Monday, October 12, 2009

The Night of the Long Donuts


How perfect for an art school. a 2006 lithograph by Mel Ramos lifted from http://www.rogallery.com/Ramos_Mel/Ramos_Mel-DunkinDonuts.html
In 1991, one of our students at the Montserrat College of Art was working at Dunkin’ Donuts. He would bring in doughnuts from time to time, and this surprise was a great treat, shared with everyone around.

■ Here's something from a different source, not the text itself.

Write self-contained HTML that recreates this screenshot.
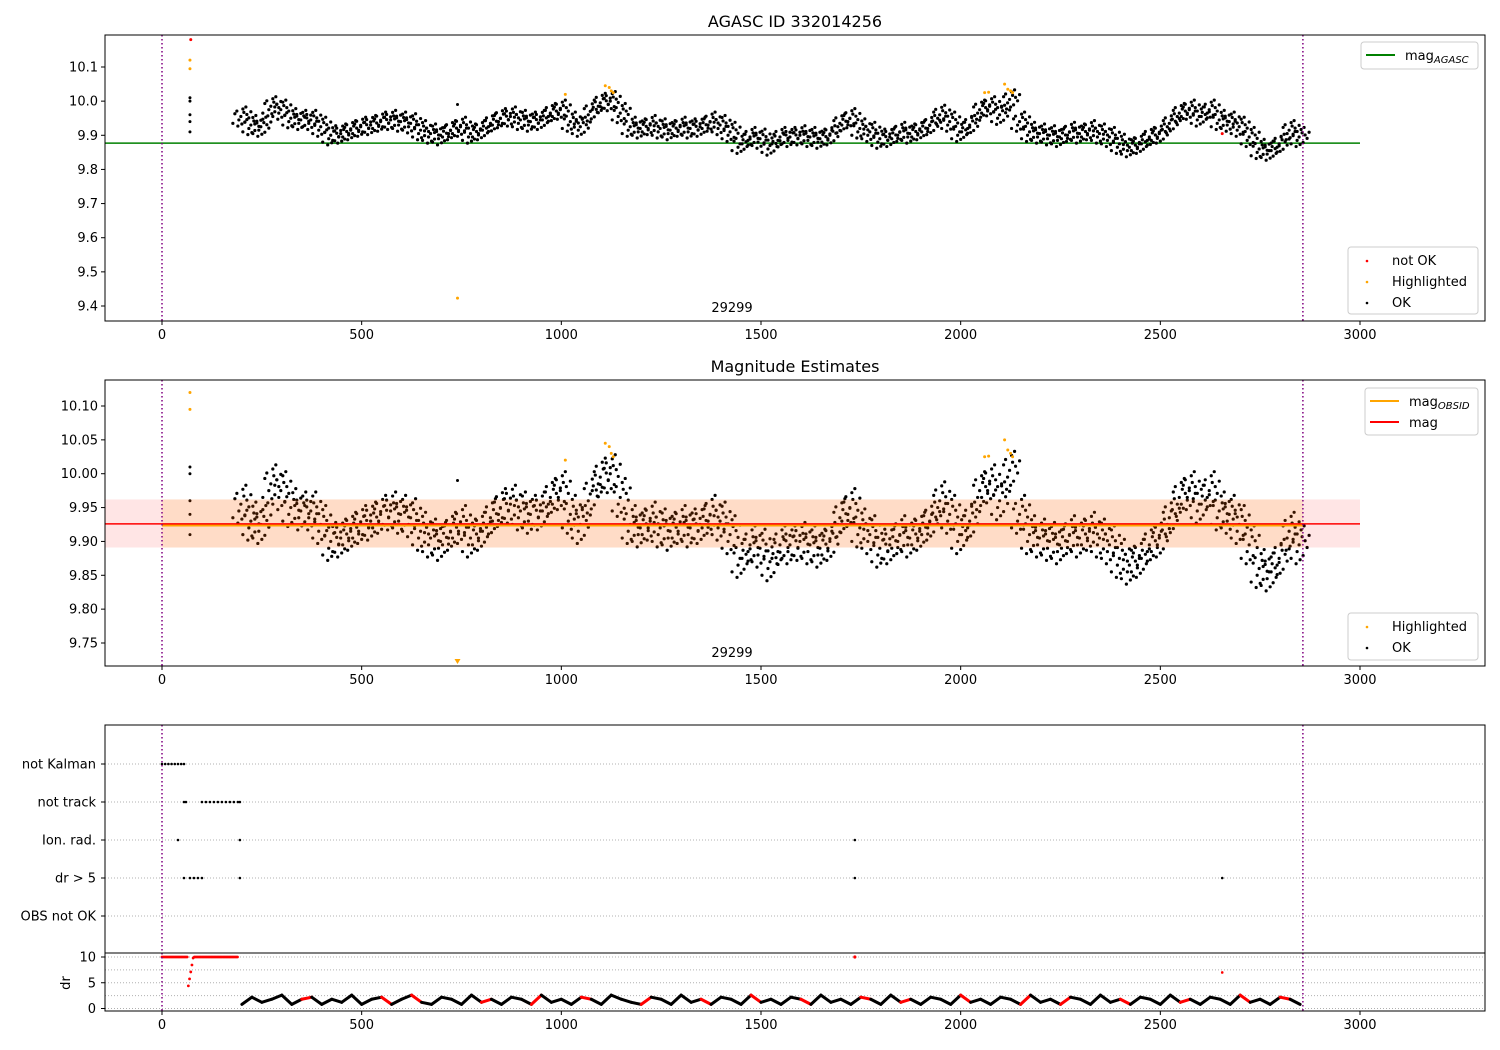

He’d usually bring in a large quantity.

As time advanced, he came to me and asked if we were interested in all of the doughnuts, all the remaining doughnuts at the end of each day, whatever they were.

Of course we were, and his boss was willing to let us have them for a letter, making it a tax deductible contribution. I don’t understand how this would help as they were an inventory loss anyway, but this looked like a great gift and I try not to “look a gift horse in the mouth”.

Starting the next week, we began to receive whatever inventory was left at the end of a day. Pumpkin, Apple Crumb, Apple ‘n Spice, Bavarian Cream, Blueberry Cake, Blueberry Crumb, Boston Kreme, Chocolate Coconut Cake, Chocolate Frosted Cake, Chocolate Glazed Cake, Double Chocolate Cake, Glazed Cake, Glazed Donut, Jelly Filled, Maple Frosted, Old Fashioned Cake, Powdered Cake, Strawberry Frosted, Sugar Raised, Vanilla Kreme, French Cruller, Apple Fritter, Chocolate Frosted Coffee Roll, Chocolate Glazed Cake Stick, and Munchkins etc.
We had about 400 students plus a faculty and staff, and this was the daily remainder of one store, so it sounded like a great idea.

Every day, Monday through Friday, we had a bakers dream! It was awesome!

Beware of what you want! It may come to bite you in the rear!

After many months of such a gift the newness had worn off. It was hard to look at them in the morning, and we had to get rid of them every evening.

They began to appear in odd places, and the day I saw two chocolate glazed sticks floating in a toilet, I decided to call the whole thing off!

It was a great idea, it would have worked if we had thousands of students, perhaps, but we sent a nice letter to the franchise owner thanking him for his gift.

We had decided to end this luxury as it had become too much of a problem for us to deal with.